● **WHAT THE EXERCISE ASKS**
Review the material and extract every line in which the word "chart" occurs.

● **SUPPLIED MATERIAL**
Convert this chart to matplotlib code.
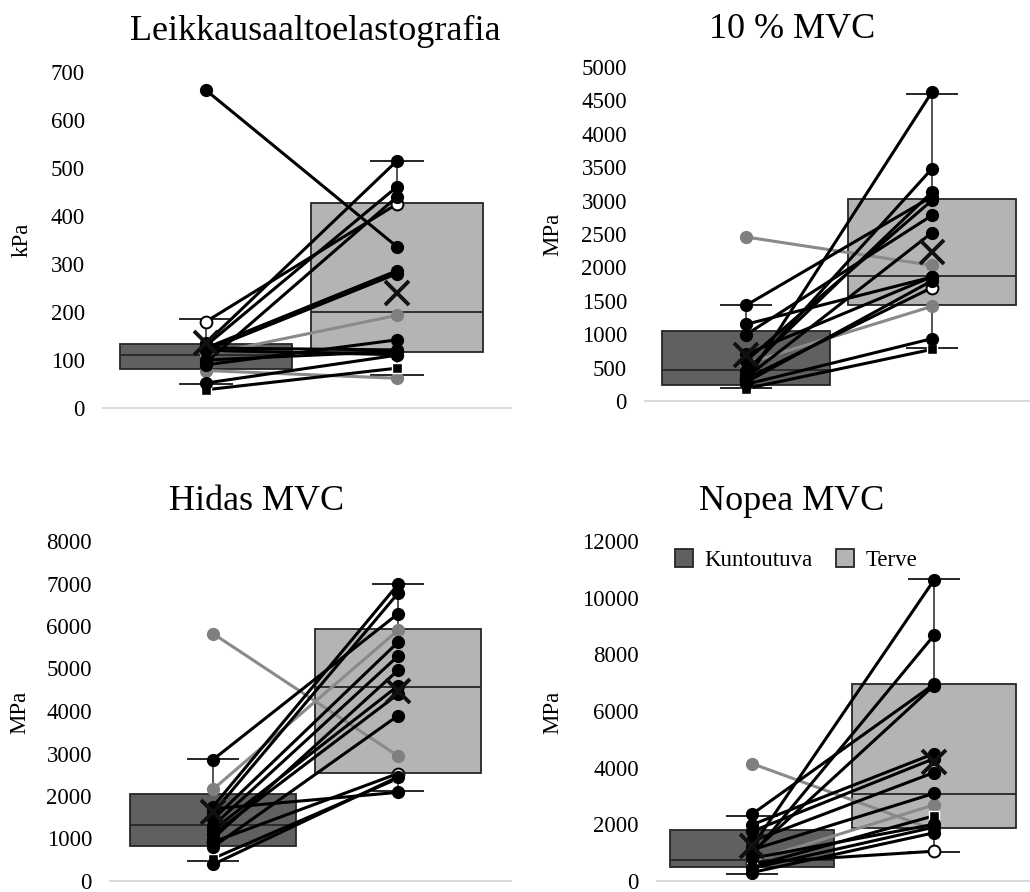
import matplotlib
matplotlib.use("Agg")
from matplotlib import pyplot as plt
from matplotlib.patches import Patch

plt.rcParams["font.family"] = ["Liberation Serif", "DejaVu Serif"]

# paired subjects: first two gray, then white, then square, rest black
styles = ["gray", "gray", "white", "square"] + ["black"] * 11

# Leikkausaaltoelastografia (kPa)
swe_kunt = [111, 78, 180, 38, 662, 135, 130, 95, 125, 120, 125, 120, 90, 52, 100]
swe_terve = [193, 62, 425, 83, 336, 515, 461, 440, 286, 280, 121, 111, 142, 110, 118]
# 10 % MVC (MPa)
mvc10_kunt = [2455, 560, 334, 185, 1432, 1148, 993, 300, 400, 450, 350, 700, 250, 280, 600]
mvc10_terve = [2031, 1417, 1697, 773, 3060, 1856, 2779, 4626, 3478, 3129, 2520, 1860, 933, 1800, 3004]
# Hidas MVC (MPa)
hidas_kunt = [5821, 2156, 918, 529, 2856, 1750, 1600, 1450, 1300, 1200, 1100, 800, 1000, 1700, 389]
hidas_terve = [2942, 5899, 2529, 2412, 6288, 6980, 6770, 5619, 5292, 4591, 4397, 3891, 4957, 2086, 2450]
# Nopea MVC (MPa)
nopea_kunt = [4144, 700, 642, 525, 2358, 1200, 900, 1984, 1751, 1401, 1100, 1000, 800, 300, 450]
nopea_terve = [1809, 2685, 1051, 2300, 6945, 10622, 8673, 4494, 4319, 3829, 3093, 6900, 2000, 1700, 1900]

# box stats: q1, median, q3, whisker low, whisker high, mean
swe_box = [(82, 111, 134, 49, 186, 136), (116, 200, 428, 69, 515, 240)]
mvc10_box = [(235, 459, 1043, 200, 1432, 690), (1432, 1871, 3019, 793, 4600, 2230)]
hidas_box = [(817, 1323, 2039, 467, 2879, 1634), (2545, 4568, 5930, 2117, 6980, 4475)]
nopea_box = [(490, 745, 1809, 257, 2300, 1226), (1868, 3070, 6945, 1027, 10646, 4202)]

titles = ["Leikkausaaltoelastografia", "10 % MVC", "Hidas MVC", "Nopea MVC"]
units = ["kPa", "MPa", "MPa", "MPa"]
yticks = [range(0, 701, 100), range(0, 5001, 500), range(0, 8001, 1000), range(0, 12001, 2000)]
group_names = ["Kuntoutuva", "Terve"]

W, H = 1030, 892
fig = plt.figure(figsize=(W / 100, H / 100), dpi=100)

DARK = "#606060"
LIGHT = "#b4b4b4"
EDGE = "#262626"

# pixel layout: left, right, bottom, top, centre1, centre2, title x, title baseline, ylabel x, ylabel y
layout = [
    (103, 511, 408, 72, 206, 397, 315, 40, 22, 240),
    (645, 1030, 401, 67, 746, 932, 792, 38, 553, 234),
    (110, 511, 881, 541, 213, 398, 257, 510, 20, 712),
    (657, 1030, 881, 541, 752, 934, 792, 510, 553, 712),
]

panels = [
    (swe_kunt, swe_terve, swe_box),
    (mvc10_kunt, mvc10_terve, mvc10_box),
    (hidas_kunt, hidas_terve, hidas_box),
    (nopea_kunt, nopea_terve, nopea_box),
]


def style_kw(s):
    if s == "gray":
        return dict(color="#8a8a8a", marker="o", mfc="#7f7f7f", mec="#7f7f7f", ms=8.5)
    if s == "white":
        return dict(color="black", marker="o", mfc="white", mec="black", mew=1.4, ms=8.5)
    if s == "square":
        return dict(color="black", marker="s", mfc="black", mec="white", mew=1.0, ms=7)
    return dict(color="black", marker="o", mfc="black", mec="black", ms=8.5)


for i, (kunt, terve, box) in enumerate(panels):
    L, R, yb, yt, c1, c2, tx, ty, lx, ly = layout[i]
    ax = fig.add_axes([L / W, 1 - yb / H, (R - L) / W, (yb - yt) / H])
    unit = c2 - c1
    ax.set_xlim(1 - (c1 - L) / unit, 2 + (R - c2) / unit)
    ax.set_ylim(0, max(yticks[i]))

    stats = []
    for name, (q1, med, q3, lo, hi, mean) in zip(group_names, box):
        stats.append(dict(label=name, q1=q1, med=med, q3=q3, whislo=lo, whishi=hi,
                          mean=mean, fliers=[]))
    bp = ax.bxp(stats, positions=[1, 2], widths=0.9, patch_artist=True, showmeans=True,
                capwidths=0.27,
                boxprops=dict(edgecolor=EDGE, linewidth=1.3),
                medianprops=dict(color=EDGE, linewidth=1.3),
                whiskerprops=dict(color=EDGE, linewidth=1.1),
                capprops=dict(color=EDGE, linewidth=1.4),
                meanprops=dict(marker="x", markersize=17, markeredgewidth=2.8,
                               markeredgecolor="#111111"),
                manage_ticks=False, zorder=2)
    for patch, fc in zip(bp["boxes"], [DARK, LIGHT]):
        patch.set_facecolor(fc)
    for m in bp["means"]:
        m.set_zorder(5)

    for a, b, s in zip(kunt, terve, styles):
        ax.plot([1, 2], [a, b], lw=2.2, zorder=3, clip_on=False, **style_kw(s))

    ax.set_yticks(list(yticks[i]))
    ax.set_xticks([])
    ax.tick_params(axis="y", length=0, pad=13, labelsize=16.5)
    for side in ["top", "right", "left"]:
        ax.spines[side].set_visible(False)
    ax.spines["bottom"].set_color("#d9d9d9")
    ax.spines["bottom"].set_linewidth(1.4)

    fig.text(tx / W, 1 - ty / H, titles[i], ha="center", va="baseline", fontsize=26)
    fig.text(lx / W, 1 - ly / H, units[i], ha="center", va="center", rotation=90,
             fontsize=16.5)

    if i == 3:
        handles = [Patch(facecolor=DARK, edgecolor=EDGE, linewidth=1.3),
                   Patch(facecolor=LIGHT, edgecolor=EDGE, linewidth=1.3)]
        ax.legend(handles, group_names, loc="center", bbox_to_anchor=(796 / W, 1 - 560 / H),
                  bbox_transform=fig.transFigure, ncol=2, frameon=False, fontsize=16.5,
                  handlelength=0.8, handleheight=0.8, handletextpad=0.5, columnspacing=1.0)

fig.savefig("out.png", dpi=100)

● **ANSWER**
Convert this chart to matplotlib code.

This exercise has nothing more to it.